RECORDS SUPPLIED:
--- BEGIN ---
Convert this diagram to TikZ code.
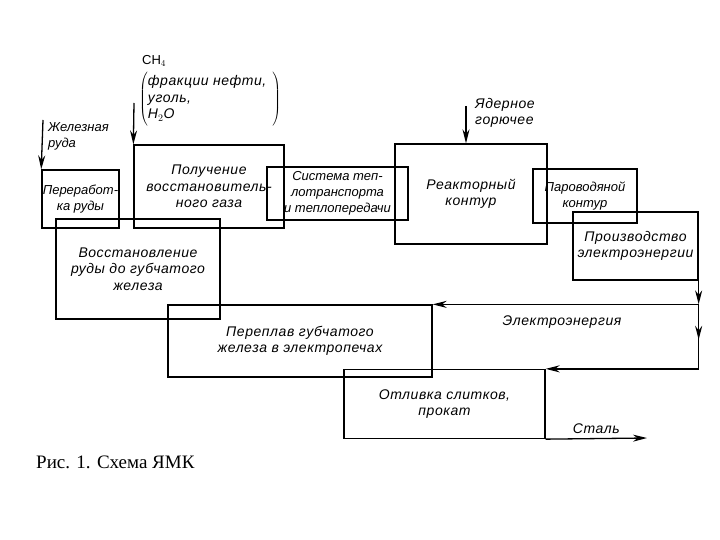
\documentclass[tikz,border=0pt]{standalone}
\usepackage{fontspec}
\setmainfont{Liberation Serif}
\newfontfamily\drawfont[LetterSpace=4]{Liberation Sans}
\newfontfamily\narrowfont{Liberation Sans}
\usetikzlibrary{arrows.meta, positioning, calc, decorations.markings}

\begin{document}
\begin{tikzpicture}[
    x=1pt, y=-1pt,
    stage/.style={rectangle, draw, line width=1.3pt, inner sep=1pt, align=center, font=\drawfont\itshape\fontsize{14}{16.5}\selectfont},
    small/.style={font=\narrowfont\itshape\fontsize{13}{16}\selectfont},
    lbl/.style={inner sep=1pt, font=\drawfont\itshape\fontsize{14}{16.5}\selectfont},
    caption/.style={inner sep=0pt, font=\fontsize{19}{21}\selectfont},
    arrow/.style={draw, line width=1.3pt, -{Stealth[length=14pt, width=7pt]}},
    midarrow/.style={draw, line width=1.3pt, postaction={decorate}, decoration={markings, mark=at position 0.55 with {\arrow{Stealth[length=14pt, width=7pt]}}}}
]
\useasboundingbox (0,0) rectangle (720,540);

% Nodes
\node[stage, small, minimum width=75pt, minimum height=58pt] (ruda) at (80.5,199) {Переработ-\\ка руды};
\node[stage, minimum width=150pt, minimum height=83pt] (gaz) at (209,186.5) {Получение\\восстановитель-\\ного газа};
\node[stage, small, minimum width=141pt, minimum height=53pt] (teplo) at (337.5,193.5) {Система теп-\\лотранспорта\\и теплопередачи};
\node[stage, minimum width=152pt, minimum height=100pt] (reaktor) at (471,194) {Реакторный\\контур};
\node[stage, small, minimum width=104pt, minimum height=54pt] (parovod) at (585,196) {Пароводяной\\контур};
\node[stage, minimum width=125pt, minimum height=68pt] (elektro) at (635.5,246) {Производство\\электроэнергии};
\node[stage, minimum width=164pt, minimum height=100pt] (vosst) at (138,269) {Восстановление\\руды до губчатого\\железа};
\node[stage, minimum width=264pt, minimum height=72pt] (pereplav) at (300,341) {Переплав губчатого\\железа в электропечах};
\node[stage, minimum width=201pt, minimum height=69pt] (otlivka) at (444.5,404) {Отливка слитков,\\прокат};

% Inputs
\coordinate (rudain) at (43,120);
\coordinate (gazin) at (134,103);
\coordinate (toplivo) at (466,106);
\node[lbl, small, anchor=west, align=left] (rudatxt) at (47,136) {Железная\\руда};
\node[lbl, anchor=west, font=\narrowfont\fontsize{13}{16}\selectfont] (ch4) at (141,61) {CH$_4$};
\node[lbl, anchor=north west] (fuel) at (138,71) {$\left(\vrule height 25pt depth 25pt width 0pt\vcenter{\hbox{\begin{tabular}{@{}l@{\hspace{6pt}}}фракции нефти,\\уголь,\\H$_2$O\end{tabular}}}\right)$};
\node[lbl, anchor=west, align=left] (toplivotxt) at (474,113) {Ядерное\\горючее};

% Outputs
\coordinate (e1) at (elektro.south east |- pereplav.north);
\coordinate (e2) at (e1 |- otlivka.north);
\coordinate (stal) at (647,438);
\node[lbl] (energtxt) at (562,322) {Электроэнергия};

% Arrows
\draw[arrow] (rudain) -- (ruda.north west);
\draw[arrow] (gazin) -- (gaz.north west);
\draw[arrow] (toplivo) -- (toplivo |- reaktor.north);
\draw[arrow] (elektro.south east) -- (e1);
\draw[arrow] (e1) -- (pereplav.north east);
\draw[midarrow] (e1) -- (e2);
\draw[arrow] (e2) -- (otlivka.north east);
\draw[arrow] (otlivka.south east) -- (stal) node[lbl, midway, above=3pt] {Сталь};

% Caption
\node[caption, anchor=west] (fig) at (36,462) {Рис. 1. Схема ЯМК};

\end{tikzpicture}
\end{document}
--- END ---
--- BEGIN ---
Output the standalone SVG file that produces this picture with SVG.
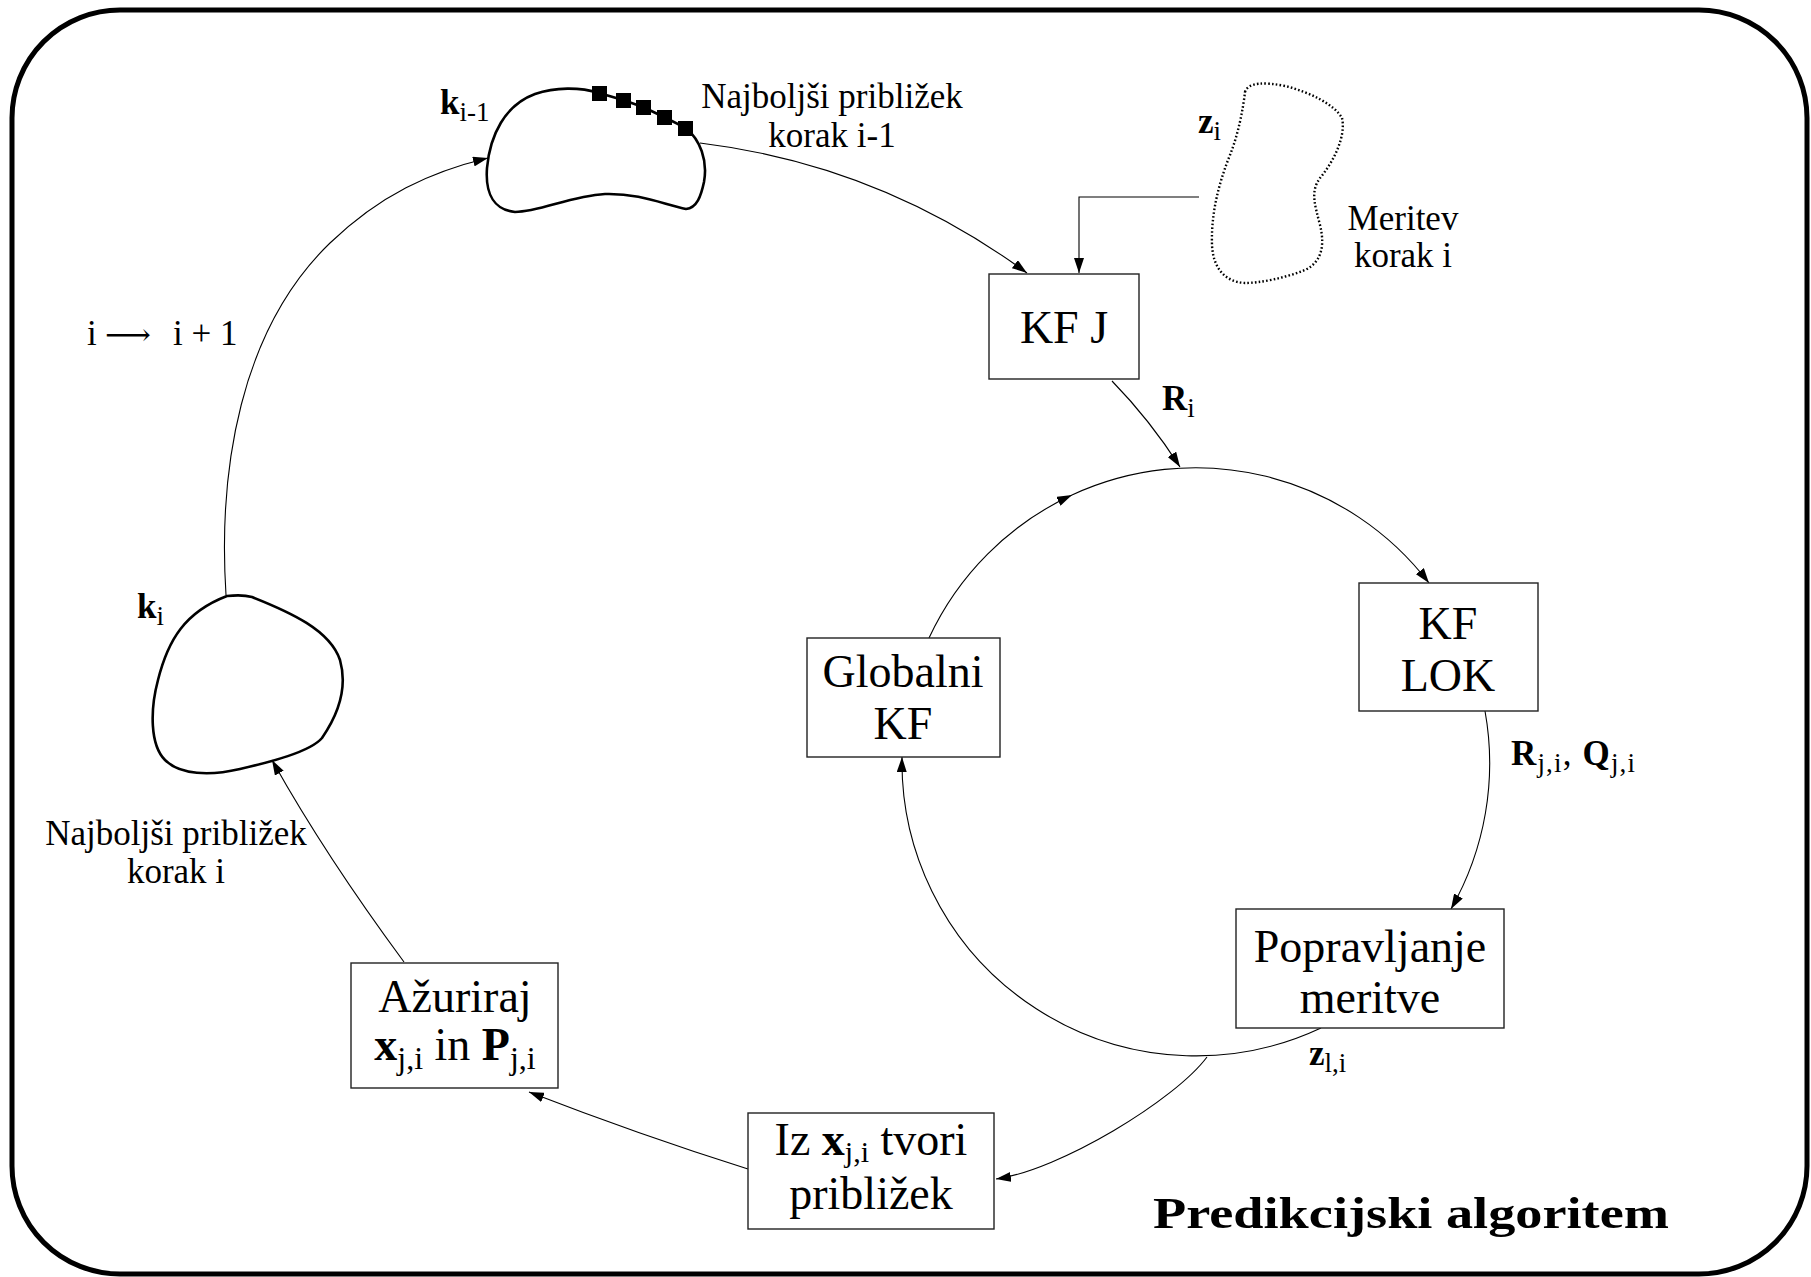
--- END ---
SET PROBLEM:
Using the data above, print only the lines starting at the one with "Convert this diagram to TikZ code." and ending at the one with "(0,0) rectangle (720,540);", exactly as they stand, minus the pictures.

RIGHT ANSWER:
Convert this diagram to TikZ code.
\documentclass[tikz,border=0pt]{standalone}
\usepackage{fontspec}
\setmainfont{Liberation Serif}
\newfontfamily\drawfont[LetterSpace=4]{Liberation Sans}
\newfontfamily\narrowfont{Liberation Sans}
\usetikzlibrary{arrows.meta, positioning, calc, decorations.markings}

\begin{document}
\begin{tikzpicture}[
    x=1pt, y=-1pt,
    stage/.style={rectangle, draw, line width=1.3pt, inner sep=1pt, align=center, font=\drawfont\itshape\fontsize{14}{16.5}\selectfont},
    small/.style={font=\narrowfont\itshape\fontsize{13}{16}\selectfont},
    lbl/.style={inner sep=1pt, font=\drawfont\itshape\fontsize{14}{16.5}\selectfont},
    caption/.style={inner sep=0pt, font=\fontsize{19}{21}\selectfont},
    arrow/.style={draw, line width=1.3pt, -{Stealth[length=14pt, width=7pt]}},
    midarrow/.style={draw, line width=1.3pt, postaction={decorate}, decoration={markings, mark=at position 0.55 with {\arrow{Stealth[length=14pt, width=7pt]}}}}
]
\useasboundingbox (0,0) rectangle (720,540);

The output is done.